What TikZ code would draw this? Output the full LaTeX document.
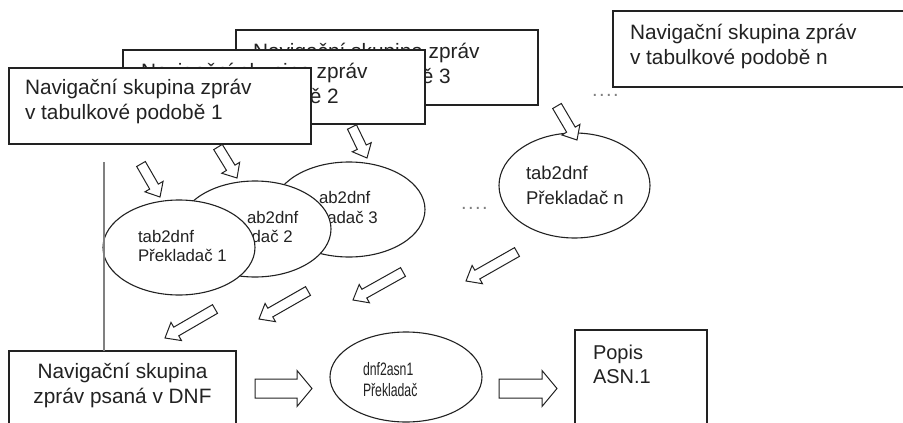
\documentclass[tikz,border=0pt]{standalone}
\usepackage{fontspec}
\setmainfont{Liberation Sans}
\newfontfamily\narrowfont[FakeStretch=0.68]{Liberation Sans}
\usetikzlibrary{shapes.geometric,calc}
\definecolor{ink}{HTML}{222222}
\definecolor{rulegray}{HTML}{808080}
\newcommand{\twoL}[2]{\vtop{\hbox{#1}\hbox{#2}}}
\newcommand{\twoC}[2]{\vtop{\halign{\hfil##\hfil\cr#1\cr#2\cr}}}
% tail, tip, shaft half width, head half width, head length
\newcommand{\blockarrow}[5]{%
  \coordinate (#1-neck) at ($(#2)!#5!(#1)$);
  \draw[barrow] ($(#1)!#3!90:(#2)$) -- ($(#1-neck)!#3!90:(#2)$) -- ($(#1-neck)!#4!90:(#2)$) -- (#2)
     -- ($(#1-neck)!#4!-90:(#2)$) -- ($(#1-neck)!#3!-90:(#2)$) -- ($(#1)!#3!-90:(#2)$) -- cycle;}
\tikzset{
  box/.style={draw=ink, fill=white, line width=1.2pt, rectangle, inner sep=0pt, outer sep=0pt, anchor=north west},
  ell/.style={draw=ink, fill=white, line width=1.1pt, ellipse, inner sep=0pt, outer sep=0pt},
  txt/.style={text=ink, inner sep=0pt, outer sep=0pt, anchor=base west},
  boxtxt/.style={txt, font=\fontsize{20.8}{25}\selectfont},
  elltxt/.style={txt, font=\fontsize{16.8}{19}\selectfont},
  ellntxt/.style={txt, font=\fontsize{18.5}{25.5}\selectfont},
  asntxt/.style={txt, font=\narrowfont\fontsize{18}{21}\selectfont},
  dots/.style={txt, text=rulegray, font=\fontsize{20}{20}\selectfont},
  barrow/.style={draw=ink, fill=white, line width=1pt, line join=miter},
}
\begin{document}
\begin{tikzpicture}[x=1pt,y=-1pt]
\useasboundingbox (0,0) rectangle (903,423);
\clip (0,0) rectangle (903,423);

% stacked input boxes
\node[box, minimum width=302pt, minimum height=75pt] (b3) at (236,30) {};
\node[boxtxt] (t3) at (253,58) {\twoL{Navigační skupina zpráv}{v tabulkové podobě 3}};
\node[box, minimum width=302pt, minimum height=74pt] (b2) at (123,50) {};
\node[boxtxt] (t2) at (141,78) {\twoL{Navigační skupina zpráv}{v tabulkové podobě 2}};
\node[box, minimum width=302pt, minimum height=76pt] (b1) at (9,68) {};
\node[boxtxt] (t1) at (25,94) {\twoL{Navigační skupina zpráv}{v tabulkové podobě 1}};
\node[box, minimum width=300pt, minimum height=76pt] (bn) at (613,11) {};
\node[boxtxt] (tn) at (630,39) {\twoL{Navigační skupina zpráv}{v tabulkové podobě n}};
\node[dots] (dtop) at (592,96) {.\kern1.5pt.\kern1.5pt.\kern1.5pt.};

% translators
\node[ell, minimum width=152pt, minimum height=95pt] (e3) at (349,209.5) {};
\node[elltxt] (e3a) at (319,203) {ab2dnf};
\node[elltxt] (e3b) at (289,223) {Překladač 3};
\node[ell, minimum width=152pt, minimum height=96pt] (e2) at (255,229) {};
\node[elltxt] (e2a) at (247,223) {ab2dnf};
\node[elltxt] (e2b) at (204,242) {Překladač 2};
\node[ell, minimum width=152pt, minimum height=95pt] (e1) at (179,247.5) {};
\node[elltxt] (e1t) at (138,242) {\twoL{tab2dnf}{Překladač 1}};
\node[ell, minimum width=151pt, minimum height=105pt] (en) at (574.5,185.5) {};
\node[ellntxt] (ent) at (526,179) {\twoL{tab2dnf}{Překladač n}};
\node[dots] (dmid) at (461,209) {.\kern1.5pt.\kern1.5pt.\kern1.5pt.};

% block arrows from boxes to translators
\coordinate (a1t) at (141,164); \coordinate (a1h) at (160,197);
\coordinate (a2t) at (218,147); \coordinate (a2h) at (237,178);
\coordinate (a3t) at (352,127); \coordinate (a3h) at (367,158);
\coordinate (ant) at (557,106); \coordinate (anh) at (577,140);
\blockarrow{a1t}{a1h}{5pt}{10.5pt}{12pt}
\blockarrow{a2t}{a2h}{5pt}{10.5pt}{12pt}
\blockarrow{a3t}{a3h}{5pt}{10.5pt}{12pt}
\blockarrow{ant}{anh}{5pt}{10.5pt}{12pt}

% block arrows from translators to DNF
\coordinate (d1t) at (215,309); \coordinate (d1h) at (165,338);
\coordinate (d2t) at (308,291); \coordinate (d2h) at (259,319);
\coordinate (d3t) at (403,272); \coordinate (d3h) at (353,300);
\coordinate (d4t) at (517,252); \coordinate (d4h) at (466,281);
\blockarrow{d1t}{d1h}{5pt}{10.5pt}{13pt}
\blockarrow{d2t}{d2h}{5pt}{10.5pt}{13pt}
\blockarrow{d3t}{d3h}{5pt}{10.5pt}{13pt}
\blockarrow{d4t}{d4h}{5pt}{10.5pt}{13pt}

% bottom row
\node[box, minimum width=227pt, minimum height=80pt] (bd) at (9,351) {};
\node[boxtxt, anchor=base] (bdt) at (122.5,378) {\twoC{Navigační skupina}{zpráv psaná v DNF}};
\coordinate (vtop) at (104,162);
\draw[rulegray, line width=1.2pt] (vtop) -- (vtop |- bd.north);
\node[ell, minimum width=152pt, minimum height=90pt] (ed) at (406,377) {};
\node[asntxt] (edt) at (363,375) {\twoL{dnf2asn1}{Překladač}};
\node[box, minimum width=132pt, minimum height=100pt] (bp) at (575,330) {};
\node[txt, font=\fontsize{20}{24}\selectfont] (bpt) at (593,359) {\twoL{Popis}{ASN.1}};

\coordinate (h1t) at (255,388.5); \coordinate (h1h) at (312,388.5);
\coordinate (h2t) at (499,388.5); \coordinate (h2h) at (557,388.5);
\blockarrow{h1t}{h1h}{9.5pt}{18pt}{15pt}
\blockarrow{h2t}{h2h}{9.5pt}{18pt}{15pt}
\end{tikzpicture}
\end{document}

WHAT YOU WILL DO
Return each line of the data that contains the string "draw".

TASK SOLUTION
What TikZ code would draw this? Output the full LaTeX document.
  \draw[barrow] ($(#1)!#3!90:(#2)$) -- ($(#1-neck)!#3!90:(#2)$) -- ($(#1-neck)!#4!90:(#2)$) -- (#2)
  box/.style={draw=ink, fill=white, line width=1.2pt, rectangle, inner sep=0pt, outer sep=0pt, anchor=north west},
  ell/.style={draw=ink, fill=white, line width=1.1pt, ellipse, inner sep=0pt, outer sep=0pt},
  barrow/.style={draw=ink, fill=white, line width=1pt, line join=miter},
\draw[rulegray, line width=1.2pt] (vtop) -- (vtop |- bd.north);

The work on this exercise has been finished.